Monday, May 30, 2016

How many jobs can a fully automated factory create?

I am in favor of decreasing physical labor through automation on factory floors in the US. I consider this the only viable strategy for improving the employment picture in the manufacturing sector in the US.

Some people hear this and start doubting my ability to do simple arithmetic. Their perspective is that automation kills manufacturing jobs and hence it is to be avoided if we want to boost employment numbers in the manufacturing sector.
This blog post tries to explain how automation creates high paying service sector jobs. As a thought experiment, imagine a factory that is fully automated --- no human contributes to any physical activity needed to transform the raw material into finished products. It is highly unlikely that a factory would be of any practical value. The presence of humans provides tremendous flexibility in manufacturing operations. However, for the sake of argument, let us assume that such a factory exist. Would such a factory be useful to the community where it resides from the employment perspective?
Below is a representative list of tasks that humans will need to perform to support a fully automated factory. 
  • Design/Engineering Services: Manufacturing companies work closely with customers to help them design and refine their products to make sure that products are optimized for manufacturing. 
  • Financing/Accounting: Running a factory requires actively managing the cash flow. 
  • Sales/Marketing: Drumming up business for the factory requires a competent sales and marketing team. 
  • Purchasing/Procurement: A functioning factory needs to purchase raw materials, tools, and supplies. 
  • IT Services: A modern factory cannot run without IT services. 
  • Infrastructure Maintenance: In order to function, a factory requires access to infrastructure. This infrastructure needs to be maintained. 
  • Shipping and Transportation: The raw material and finished products need to go in and out of the factory. 
  • Equipment Maintenance and Service: The equipment in the factory needs to be maintained and serviced to keep it functional. 
  • Utilities: The factory needs access to utilities such as energy and water. 
  • Building/Construction: Factory buildings need to be maintained and updated. 
  • Insurance: Factories need tailored insurance products to manage risks. 
  • IP/Legal Services: Factories need legal services to protect their IP.
All of the jobs listed above will continue to be performed by humans in the near foreseeable future. My analysis indicates that a region with healthy manufacturing operations gains quite a few service sector jobs. In my opinion, it is better to automate and keep the service jobs to support manufacturing operations rather than let the manufacturing move to low wage countries and lose both manufacturing and service jobs. Unfortunately, in a globally connected economy there is no other viable alternative. Ultimately, continued erosion of  critical manufacturing infrastructure will compromise the national security.  Hence, we have no choice but to embrace automation to maintain a healthy manufacturing base.

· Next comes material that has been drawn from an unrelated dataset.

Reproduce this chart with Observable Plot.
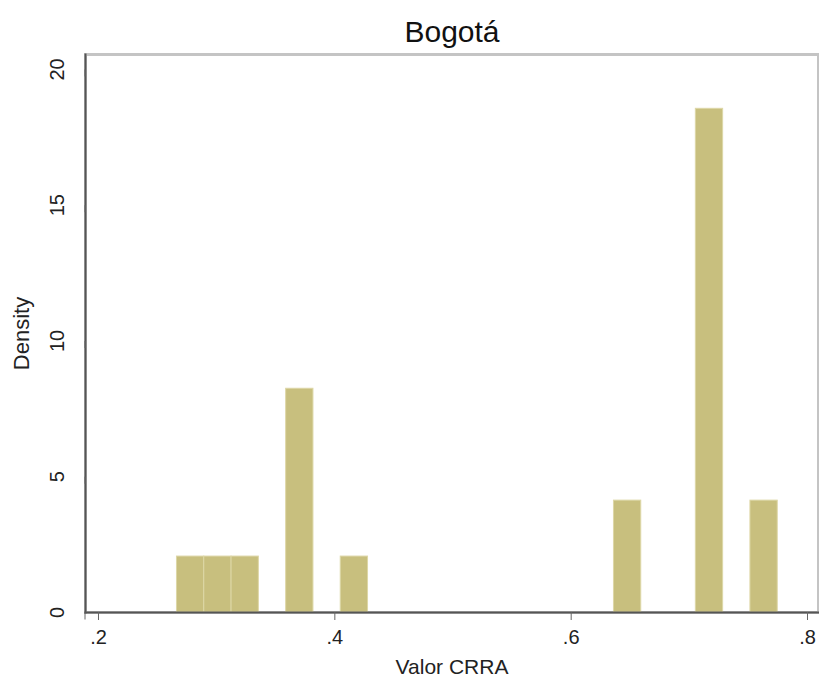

Unfortunately, existing robotics technologies do not help small production volume operations in reducing manual labor. Hence, such operations often find themselves in an unfavorable position from the cost perspective with respect to low wage countries. Recent advances in robotics are creating hardware and software that enable robots to be used on non-repetitive tasks. Hopefully, this will lead to a wide scale adoption of robots in small production volume operations and help in growing manufacturing operations in the US. 

The transition to increased automation in the manufacturing sector will not be easy. We will need workforce training programs to ensure that people who are laid off as a result of automation are trained to do other jobs at the factories.

I would like to thank Scott Macdonald, CEO, Maryland Thermoform Corporation for his insightful feedback on this topic.